Os dispositivos fixam limites para o pagamento de indenizações por dano imaterial nas relações trabalhistas, a partir de uma espécie de tabela gradativa. Para ofensas de natureza leve, por exemplo, a nova lei impõe indenização até três vezes o último salário contratual do ofendido; e para as de natureza gravíssima, até 50 vezes o último salário recebido pelo trabalhador.

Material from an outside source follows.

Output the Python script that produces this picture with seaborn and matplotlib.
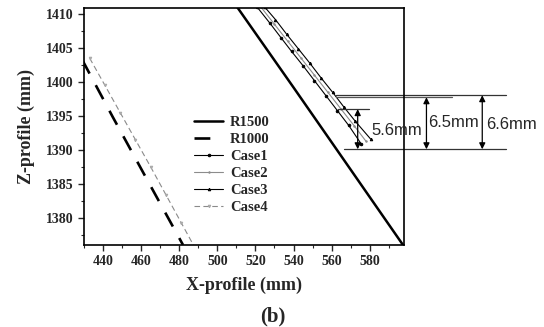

Na avaliação de Augusto Aras, essa tarifação deve ser invalidada pelo Supremo, por promover violação do princípio da isonomia, como se o dano experimentado pelos economicamente desvalidos fosse menos acentuado que aquele vivenciado por pessoas mais afortunadas.
Os requerentes questionam os arts. 223-A e 223-G, parágrafos 1º e 2º da Consolidação das Leis do Trabalho (CLT), que foram alterados pelo artigo 1º da Medida Provisória n. 808, de 14 de novembro de 2017.
Na ADI 6050, a Associação Nacional dos Magistrados da Justiça do Trabalho (Anamatra) sustentou que em matéria de dano moral, os trabalhadores, pouco importando o valor do salário recebido, devem ser tratados igualitariamente, de modo a merecer tratamento isonômico pela lei para fixação da indenização.
Para o Conselho Federal da OAB (ADI 6069), a reforma trabalhista viola os princípios da isonomia, da reparação integral do dano, da proteção do trabalho, do retrocesso social, do livre convencimento do magistrado e da proporcionalidade e razoabilidade.
Já a Confederação Nacional dos Trabalhadores da Indústria -CNTI (ADI 6082), além de entender que a limitação para reparação de danos morais em razão da relação de trabalho fere não só os princípios constitucionais, também cerceia da aplicação do princípio da primazia da realidade e impossibilita uma indenização justa.
Ainda em 2021, os ministros julgaram a perda de objeto na ADI 5870, que tratava da Medida Provisória 808/2017 e perdeu a eficácia.